Call for Papers Journal of Aging Studies
A Special Issue on: Innovative Approaches to International Comparisons Issue Editors: Sheila M. Neysmith, University of Toronto; Jane Aronson, McMaster University Comparative research is an important avenue for highlighting how different policy, cultural and institutional forces affect people as they age. It has the capacity to unsettle assumptions about aging, social policies and social practices that operate within jurisdictions and, thus, to illuminate new possibilities. There is an existent literature that compares national differences on demographic characteristics, health and social policy approaches. However, less well developed and much-needed are debate and analysis of the dimensions that theories and models of comparison will need to address as globalization throws into question the relevancy of national boundaries as meaningful markers.
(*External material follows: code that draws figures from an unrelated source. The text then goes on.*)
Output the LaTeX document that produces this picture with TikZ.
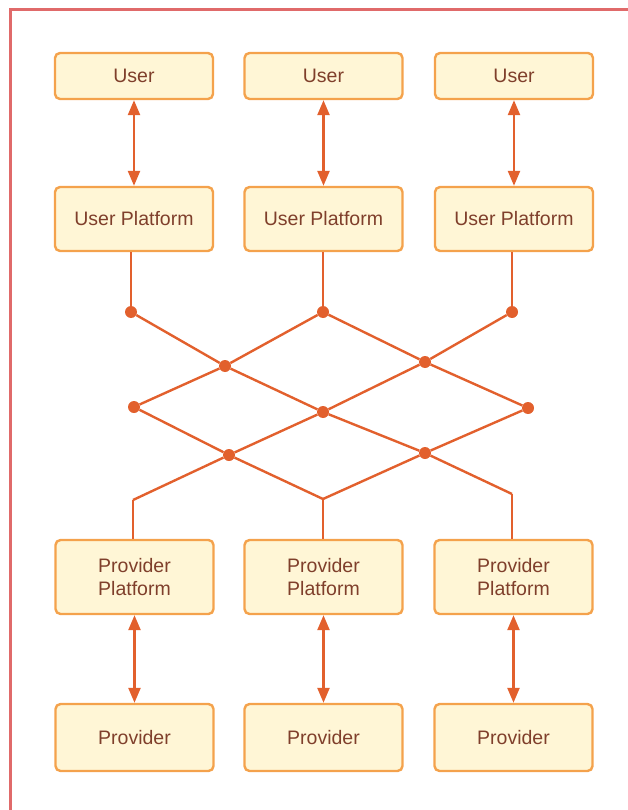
\documentclass[tikz,border=0pt]{standalone}
\usepackage{fontspec}
\setmainfont{Liberation Sans}
\usetikzlibrary{arrows.meta}

\definecolor{boxfill}{HTML}{FFF6D6}
\definecolor{boxline}{HTML}{F4A24C}
\definecolor{boxtext}{HTML}{7F3F2B}
\definecolor{linkcol}{HTML}{E2602D}
\definecolor{framecol}{HTML}{E06A6A}

\begin{document}
\begin{tikzpicture}[x=1pt,y=-1pt,
		box/.style={draw=boxline,fill=boxfill,line width=2.4pt,rounded corners=5pt,
			minimum width=158pt,align=center,text=boxtext,
			font=\fontsize{19.5}{23}\selectfont},
		link/.style={draw=linkcol,line width=2.4pt},
		dot/.style={circle,fill=linkcol,inner sep=0pt,minimum size=12pt},
		tip/.style={{Triangle[length=15pt,width=12pt]}-{Triangle[length=15pt,width=12pt]}}]
				\useasboundingbox (0,0) rectangle (627,810);
				\draw[framecol,line width=3pt] (10,10) rectangle (700,900);
				
				\node[box,minimum height=46pt] (U1) at (134,76) {User};
				\node[box,minimum height=46pt] (U2) at (323.5,76) {User};
				\node[box,minimum height=46pt] (U3) at (514,76) {User};
				\node[box,minimum height=64pt] (UP1) at (134,219) {User Platform};
				\node[box,minimum height=64pt] (UP2) at (323.5,219) {User Platform};
				\node[box,minimum height=64pt] (UP3) at (514,219) {User Platform};
				\node[box,minimum height=74pt] (PP1) at (134.5,577) {Provider\\Platform};
				\node[box,minimum height=74pt] (PP2) at (323.5,577) {Provider\\Platform};
				\node[box,minimum height=74pt] (PP3) at (513.5,577) {Provider\\Platform};
				\node[box,minimum height=67pt] (P1) at (134.5,737.5) {Provider};
				\node[box,minimum height=67pt] (P2) at (323.5,737.5) {Provider};
				\node[box,minimum height=67pt] (P3) at (513.5,737.5) {Provider};
				
				\node[dot] (a1) at (131,312) {};
				\node[dot] (a2) at (323,312) {};
				\node[dot] (a3) at (512,312) {};
				\node[dot] (c1) at (225,366) {};
				\node[dot] (c2) at (425,362) {};
				\node[dot] (m1) at (134,407) {};
				\node[dot] (m2) at (323,412) {};
				\node[dot] (m3) at (528,408) {};
				\node[dot] (d1) at (229,455) {};
				\node[dot] (d2) at (425,453) {};
				\coordinate (b1) at (133,500);
				\coordinate (b2) at (323,499);
				\coordinate (b3) at (512,494);
				
				\draw[link,tip] (U1)--(UP1);
				\draw[link,tip] (U2)--(UP2);
				\draw[link,tip] (U3)--(UP3);
				\draw[link,tip] (PP1)--(P1);
				\draw[link,tip] (PP2)--(P2);
				\draw[link,tip] (PP3)--(P3);
				
				\draw[link] (a1 |- UP1.south)--(a1);
				\draw[link] (a2 |- UP2.south)--(a2);
				\draw[link] (a3 |- UP3.south)--(a3);
				\draw[link] (a1)--(c1)--(m2)--(d2)--(b3);
				\draw[link] (a2)--(c1)--(m1);
				\draw[link] (a2)--(c2)--(m3);
				\draw[link] (a3)--(c2)--(m2)--(d1)--(b1);
				\draw[link] (m1)--(d1)--(b2);
				\draw[link] (m3)--(d2)--(b2);
				\draw[link] (b1)--(b1 |- PP1.north);
				\draw[link] (b2)--(b2 |- PP2.north);
				\draw[link] (b3)--(b3 |- PP3.north);
			\end{tikzpicture}
\end{document}
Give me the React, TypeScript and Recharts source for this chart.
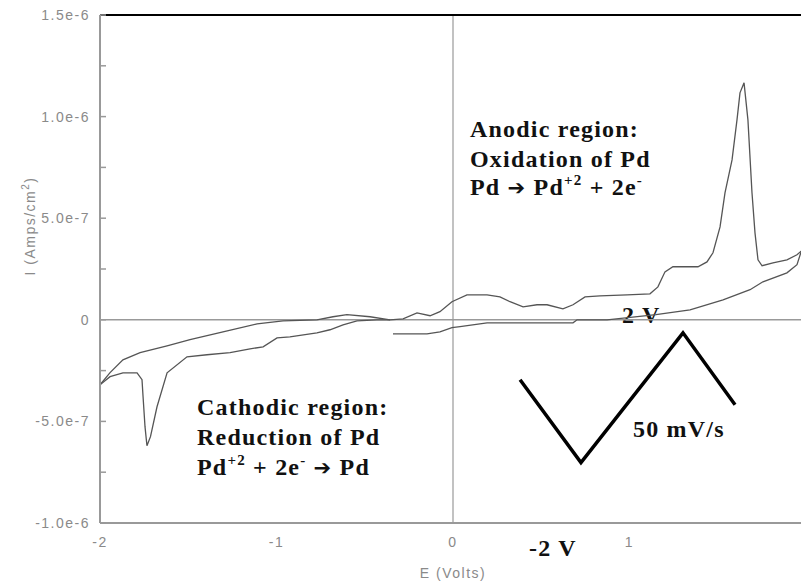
import React from 'react';
import { LineChart, Line, XAxis, YAxis, ReferenceLine } from 'recharts';

// Cathodic sweep: start near -0.36 V, going to -2 V
const cathodicE = [-0.357, -0.431, -0.544, -0.623, -0.697, -0.771, -0.924, -0.997, -1.076, -1.15, -1.263, -1.394, -1.507, -1.62, -1.677, -1.714, -1.734, -1.745, -1.756, -1.762, -1.79, -1.87, -1.943, -2.0];
const cathodicI = [0, 0, -0.05e-7, -0.25e-7, -0.49e-7, -0.64e-7, -0.84e-7, -0.89e-7, -1.33e-7, -1.43e-7, -1.62e-7, -1.72e-7, -1.82e-7, -2.61e-7, -4.28e-7, -5.75e-7, -6.2e-7, -5.26e-7, -3.79e-7, -2.95e-7, -2.61e-7, -2.61e-7, -2.8e-7, -3.2e-7];

// Anodic sweep: -2 V to +2 V
const anodicE = [-2.0, -1.943, -1.87, -1.773, -1.62, -1.49, -1.303, -1.11, -0.963, -0.771, -0.68, -0.601, -0.47, -0.357, -0.283, -0.204, -0.13, -0.074, -0.006, 0.079, 0.193, 0.266, 0.323, 0.397, 0.476, 0.533, 0.623, 0.68, 0.748, 0.833, 0.986, 1.116, 1.161, 1.201, 1.246, 1.388, 1.439, 1.473, 1.513, 1.541, 1.581, 1.609, 1.626, 1.649, 1.671, 1.694, 1.711, 1.728, 1.751, 1.813, 1.892, 1.949, 2.0];
const anodicI = [-3.2e-7, -2.6e-7, -1.97e-7, -1.62e-7, -1.28e-7, -0.98e-7, -0.59e-7, -0.2e-7, -0.05e-7, 0, 0.15e-7, 0.25e-7, 0.15e-7, 0, 0.05e-7, 0.34e-7, 0.2e-7, 0.4e-7, 0.89e-7, 1.23e-7, 1.23e-7, 1.13e-7, 0.89e-7, 0.64e-7, 0.74e-7, 0.74e-7, 0.54e-7, 0.74e-7, 1.13e-7, 1.18e-7, 1.23e-7, 1.28e-7, 1.62e-7, 2.36e-7, 2.61e-7, 2.61e-7, 2.85e-7, 3.3e-7, 4.57e-7, 6.25e-7, 7.87e-7, 9.84e-7, 1.117e-6, 1.166e-6, 9.84e-7, 6.25e-7, 4.28e-7, 2.95e-7, 2.66e-7, 2.8e-7, 2.95e-7, 3.2e-7, 3.59e-7];

// Return sweep: +2 V back to about -0.34 V
const returnE = [2.0, 1.972, 1.949, 1.892, 1.756, 1.683, 1.53, 1.343, 1.15, 0.873, 0.703, 0.68, 0.193, 0.04, -0.006, -0.074, -0.147, -0.34];
const returnI = [3.59e-7, 3.34e-7, 2.71e-7, 2.31e-7, 1.87e-7, 1.48e-7, 0.98e-7, 0.49e-7, 0.25e-7, 0, 0, -0.15e-7, -0.15e-7, -0.34e-7, -0.39e-7, -0.59e-7, -0.69e-7, -0.69e-7];

// Inset potential waveform sketch
const waveE = [0.38, 0.725, 1.303, 1.598];
const waveI = [-2.95e-7, -7.03e-7, -0.64e-7, -4.18e-7];

const xTicks = [-2, -1, 0, 1, 2];
const xTickLabels = ['-2', '-1', '0', '1', '2'];
const yTicks = [-1e-6, -7.5e-7, -5e-7, -2.5e-7, 0, 2.5e-7, 5e-7, 7.5e-7, 1e-6, 1.25e-6, 1.5e-6];
const yTickLabels = ['-1.0e-6', '', '-5.0e-7', '', '0', '', '5.0e-7', '', '1.0e-6', '', '1.5e-6'];

const zip = (es: number[], is: number[]) => es.map((E, k) => ({ E, I: is[k] }));
const cathodicData = zip(cathodicE, cathodicI);
const anodicData = zip(anodicE, anodicI);
const returnData = zip(returnE, returnI);
const waveData = zip(waveE, waveI);

const tickFont = { fontFamily: "'Liberation Sans', Arial, sans-serif", fontSize: 14, fill: '#8a8a8a', letterSpacing: 1.5 };
const noteFont = { fontFamily: "'Liberation Serif', 'Times New Roman', serif", fontSize: 24, fontWeight: 700 as const, fill: '#111', letterSpacing: 1.2 };

const YTick = (props: any) => {
  const { x, y, payload } = props;
  const idx = yTicks.findIndex((t) => Math.abs(t - payload.value) < 1e-12);
  const label = idx >= 0 ? yTickLabels[idx] : '';
  return (
    <g>
      <line x1={x + 10} x2={x + 16} y1={y} y2={y} stroke="#999" strokeWidth={1.5} />
      <text x={x} y={y} dy={5} textAnchor="end" {...tickFont}>{label}</text>
    </g>
  );
};

const XTick = (props: any) => {
  const { x, y, payload } = props;
  const idx = xTicks.findIndex((t) => Math.abs(t - payload.value) < 1e-9);
  return (
    <text x={x} y={y} dy={5} textAnchor="middle" {...tickFont}>{idx >= 0 ? xTickLabels[idx] : ''}</text>
  );
};

const Notes = () => (
  <g>
    <text {...noteFont} x={470} y={137}>Anodic region:</text>
    <text {...noteFont} x={470} y={167}>Oxidation of Pd</text>
    <text {...noteFont} x={470} y={195}>
      Pd <tspan fontFamily="'DejaVu Sans'" fontSize={21}>➔</tspan> Pd
      <tspan dy={-10} fontSize={15}>+2</tspan>
      <tspan dy={10}> + 2e</tspan>
      <tspan dy={-10} fontSize={15}>-</tspan>
    </text>
    <text {...noteFont} x={197} y={415}>Cathodic region:</text>
    <text {...noteFont} x={197} y={445}>Reduction of Pd</text>
    <text {...noteFont} x={197} y={475}>
      Pd<tspan dy={-10} fontSize={15}>+2</tspan>
      <tspan dy={10}> + 2e</tspan>
      <tspan dy={-10} fontSize={15}>-</tspan>
      <tspan dy={10}> </tspan>
      <tspan fontFamily="'DejaVu Sans'" fontSize={21}>➔</tspan> Pd
    </text>
    <text {...noteFont} x={622} y={323}>2 V</text>
    <text {...noteFont} x={529} y={556}>-2 V</text>
    <text {...noteFont} x={633} y={437}>50 mV/s</text>
    <text {...tickFont} x={453} y={578} textAnchor="middle">E (Volts)</text>
    <text {...tickFont} x={0} y={0} textAnchor="middle" transform="translate(35,226) rotate(-90)">
      I (Amps/cm<tspan dy={-6} fontSize={10}>2</tspan><tspan dy={6}>)</tspan>
    </text>
  </g>
);

export default function App() {
  return (
    <div style={{ position: 'absolute', left: 0, top: 0, width: 801, height: 584, overflow: 'hidden', background: '#fff' }}>
      <LineChart width={820} height={584} margin={{ top: 15, right: 14, bottom: 31, left: 0 }}>
        <XAxis
          dataKey="E"
          type="number"
          domain={[-2, 2]}
          ticks={xTicks}
          allowDataOverflow
          tickLine={false}
          tickSize={0}
          tickMargin={19}
          height={30}
          axisLine={{ stroke: '#999', strokeWidth: 2 }}
          tick={<XTick />}
        />
        <YAxis
          type="number"
          domain={[-1e-6, 1.5e-6]}
          ticks={yTicks}
          allowDataOverflow
          tickLine={false}
          tickSize={0}
          tickMargin={10}
          width={100}
          axisLine={{ stroke: '#999', strokeWidth: 2 }}
          tick={<YTick />}
        />
        <ReferenceLine y={0} stroke="#999" strokeWidth={1.5} />
        <ReferenceLine x={0} stroke="#999" strokeWidth={1.2} />
        <ReferenceLine y={1.5e-6} stroke="#000" strokeWidth={2} />
        <Line data={cathodicData} dataKey="I" type="linear" stroke="#555" strokeWidth={1.3} dot={false} isAnimationActive={false} />
        <Line data={anodicData} dataKey="I" type="linear" stroke="#555" strokeWidth={1.3} dot={false} isAnimationActive={false} />
        <Line data={returnData} dataKey="I" type="linear" stroke="#555" strokeWidth={1.3} dot={false} isAnimationActive={false} />
        <Line data={waveData} dataKey="I" type="linear" stroke="#000" strokeWidth={3.5} dot={false} isAnimationActive={false} />
        <Notes />
      </LineChart>
    </div>
  );
}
This special issue of the Journal of Aging Studies welcomes scholarship that takes up the challenge of explicating dimensions important for informing changing paradigms of international comparisons that affect people as they age. Possible topics include but are not limited to: 1. The gap between theoretical models specifying dimensions for comparison and the state of the art of current research in a particular area; 2. A systematic review of prevailing comparative research in a field of aging, documenting the types of comparative research that are being done and assessing their strengths and weaknesses; 3. The challenges for designing comparative models in an era when immigration and refugee flows result in intra-national differences and in the emergence of transnational social realities and spaces; 4. Issues arising for theory and models when comparing the global north to the global south; 5. Findings from comparative research that authors have undertaken or are engaged in, and their reflections on the conceptual bases of their approaches to comparison. Contributions from the social, health and political sciences are encouraged. Deadline: The editors requests a 1,000-word extended abstract by February 18 2011. Selected authors will be invited to submit full manuscripts by October 31, 2011. Extended abstracts should be sent electronically to Sheila Neysmith at:
[email protected] The Journal of Aging Studies features scholarly papers offering new interpretations that challenge existing theory and empirical work. Articles need not deal with the field of aging as a whole, but with any defensibly relevant topic pertinent to the aging experience and related to the broad concerns and subject matter of the social and behavioral sciences and the humanities. The journal emphasizes innovations and critique - new directions in general - regardless of theoretical or methodological orientation or academic discipline. Critical, empirical, or theoretical contributions are welcome.